4 oct 2015

Una cateta en Constantinopla (Estambul, Día 2)

Tal y como previsto, a cierta hora de la madrugada comenzó a cantar el moro en el minarete a través de los altavoces. Tenía yo unos tapones amarillos preparados junto a la cama. Me los puse junto con una segunda almohada encima de la cabeza. Al ponerme la almohada encima, el tapón de aquella oreja decidió salir del agujero y desaparecer entre las sábanas. Tuve que encender la luz para buscarlo y volverlo a poner en su sitio. Duró poco el canto. Desperté a las seis y media. Después de asearme convenientemente, os estuve escribiendo. Ayer me fue totalmente imposible. Según puse la cabeza en la almohada, entré en coma profundo hasta que el moro se puso a cantar.
A las ocho bajé a desayunar con Karin y Jeanne. A las ocho y cuarto nos esperaba el conductor que nos llevaría a Besiktas, donde íbamos a tomar un barco para hacer una excursión por el Bósforo con la Asociación de Amigos del Instituto Americano de Investigación en Turquía (ARIT).

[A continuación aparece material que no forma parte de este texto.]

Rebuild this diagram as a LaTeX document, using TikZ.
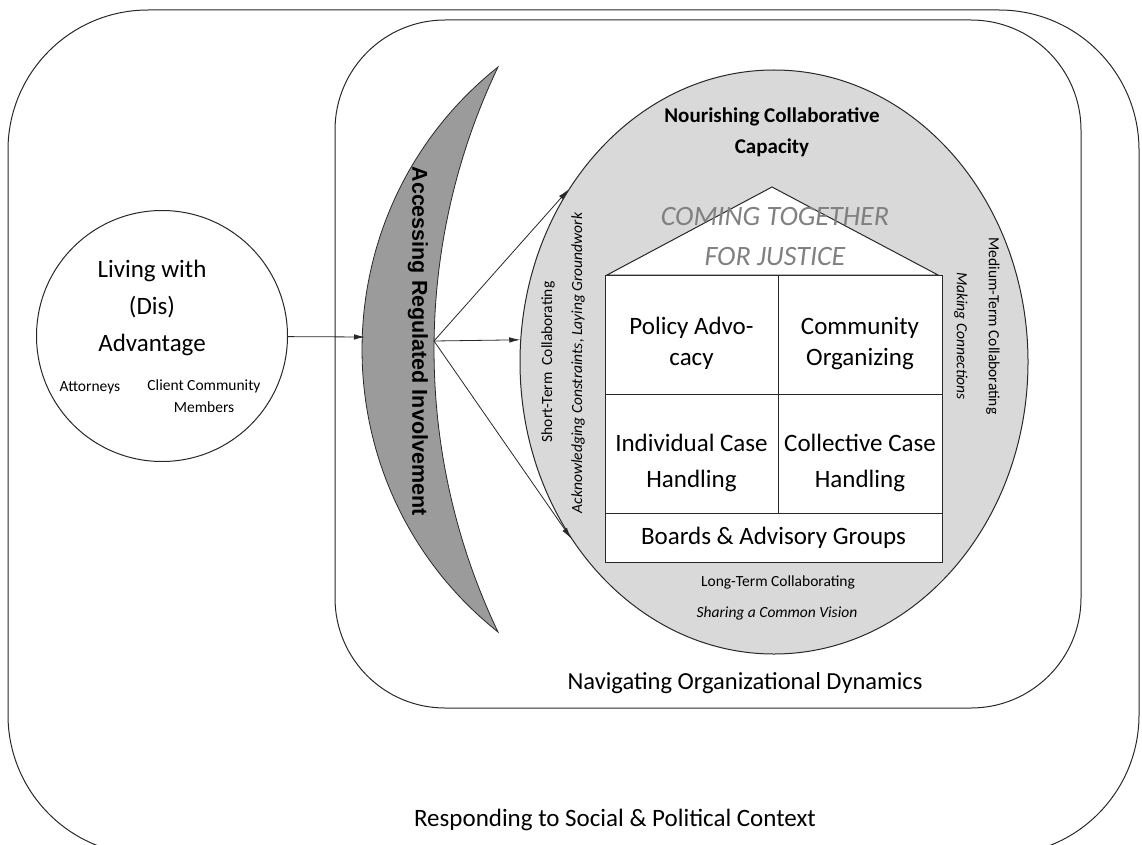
\documentclass[tikz,border=0pt]{standalone}
\usepackage{fontspec}
\setmainfont{Carlito}
\newfontfamily\arialfont{Liberation Sans}
\usepackage{xcolor}
\usepackage{tikz}
\usetikzlibrary{shapes.geometric, arrows.meta, positioning}
\definecolor{fillgray}{RGB}{217,217,217}
\definecolor{bandgray}{RGB}{155,155,155}
\definecolor{linegray}{RGB}{40,40,40}
\definecolor{titlegray}{RGB}{128,128,128}
\newcommand{\setfs}[2]{\fontsize{#1}{#2}\selectfont}
\tikzset{
    region/.style={rectangle, draw=linegray, line width=1pt, inner sep=0pt, outer sep=0pt},
    cell/.style={rectangle, draw=linegray, line width=1pt, fill=white, minimum width=173pt, minimum height=119pt, inner sep=0pt, outer sep=0pt},
    celltxt/.style={inner sep=0pt, align=center, yshift=-9pt, font=\setfs{25}{31}},
    roof/.style={draw=linegray, line width=1pt, fill=white, line join=miter},
    arrow/.style={-{Latex[length=11pt,width=5.5pt]}, line width=0.8pt, linegray}
}

\begin{document}
\begin{tikzpicture}[
    x=1pt, y=-1pt,
    txt/.style={inner sep=0pt, align=center},
    small/.style={txt, font=\setfs{15.5}{22}},
    smallit/.style={txt, font=\itshape\setfs{15.5}{22}}
]
    \clip (0,0) rectangle (1142,845);

    % Social & political context
    \node[region, rounded corners=140pt, minimum width=1131pt, minimum height=845pt] (context) at (573.5,432.5) {};
    \node[txt, font=\setfs{25}{28}] (contextlbl) at (615,820) {Responding to Social \& Political Context};

    % Organizational dynamics
    \node[region, rounded corners=110pt, minimum width=746pt, minimum height=688pt] (org) at (708,364) {};
    \node[txt, font=\setfs{24.5}{28}] (orglbl) at (745,683) {Navigating Organizational Dynamics};

    % Living with (Dis) Advantage
    \node[circle, draw=linegray, line width=1pt, minimum size=251pt, inner sep=0pt] (living) at (162,336) {};
    \node[txt, font=\setfs{25}{37}] (livinglbl) at (152,308) {Living with\\(Dis)\\Advantage};
    \node[small] (attorneys) at (90,388) {Attorneys};
    \node[small] (clients) at (204,396) {Client Community\\Members};

    % Accessing regulated involvement
    \coordinate (crtop) at (498,67);
    \coordinate (crbot) at (498,632);
    \draw[linegray, line width=0.8pt, fill=bandgray] (crtop) .. controls (316.7,211.6) and (316.7,487.4) .. (crbot)
        .. controls (412.7,453.3) and (412.7,245.7) .. (crtop) -- cycle;
    \node[txt, rotate=-90, font=\arialfont\bfseries\setfs{21.5}{26}] (access) at (418,341) {Accessing Regulated Involvement};
    \coordinate (crin) at (365,337);
    \coordinate (crout) at (434,341);

    % Nourishing collaborative capacity
    \node[ellipse, draw=linegray, line width=1pt, fill=fillgray, minimum width=508pt, minimum height=584pt, inner sep=0pt] (nourish) at (774,362) {};
    \node[txt, font=\bfseries\setfs{21}{31}] (nourishlbl) at (772,132) {Nourishing Collaborative\\Capacity};

    % House
    \node[cell, label={[celltxt]center:Policy Advo-\\cacy}] (policy) at (691.5,334.5) {};
    \node[cell, minimum width=164pt, right=0pt of policy, label={[celltxt]center:Community\\Organizing}] (community) {};
    \node[cell, below=0pt of policy, label={[celltxt, font=\setfs{25}{36}]center:Individual Case\\Handling}] (individual) {};
    \node[cell, minimum width=164pt, below=0pt of community, label={[celltxt, font=\setfs{25}{36}]center:Collective Case\\Handling}] (collective) {};
    \node[cell, minimum width=337pt, minimum height=49pt, anchor=north west, font=\setfs{25}{31}] (boards) at (individual.south west) {Boards \& Advisory Groups};
    \coordinate (apex) at (772,187);
    \draw[roof] ([xshift=2pt]policy.north west) -- (apex) -- ([xshift=-4pt]community.north east) -- cycle;
    \node[txt, font=\itshape\setfs{28}{40}, text=titlegray] (title) at (775,237) {COMING TOGETHER\\FOR JUSTICE};

    % Collaborating stages
    \node[small, rotate=90] (short) at (548,362) {Short-Term\ \ Collaborating};
    \node[smallit, rotate=90] (acknowledge) at (578,363) {Acknowledging Constraints, Laying Groundwork};
    \node[small, rotate=-90] (medium) at (993,326) {Medium-Term Collaborating};
    \node[smallit, rotate=-90] (making) at (961,336) {Making Connections};
    \node[small] (long) at (778,582) {Long-Term Collaborating};
    \node[smallit] (sharing) at (777,613) {Sharing a Common Vision};

    % Connections
    \draw[arrow] (living) -- (crin);
    \draw[arrow] (crout) -- (nourish.140.6);
    \draw[arrow] (crout) -- (nourish.175.5);
    \draw[arrow] (crout) -- (nourish.221.5);
\end{tikzpicture}
\end{document}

La idea se le ocurrió a Nuvara cuando supo que organizaban una visita a los castillos del Bósforo hasta llegar al Mar Negro. Cuando nos preguntó si nos interesaba ir con ella y con Çagri, su marido, a mí se me pusieron los ojos a cuadros porque me hacía tela de ilusión subir hasta el Mar Negro.
Eramos 17 personas, en su mayoría norteamericanos expatriados y Thea, una niña de Los Angeles, de madre americana blanca y padre turco blanco. No quisimos entrar en detalles. Thea declaró a la hora de comer que Nuvara era su mejor amiga para toda la vida. Yo quedé en segunda posición solamente.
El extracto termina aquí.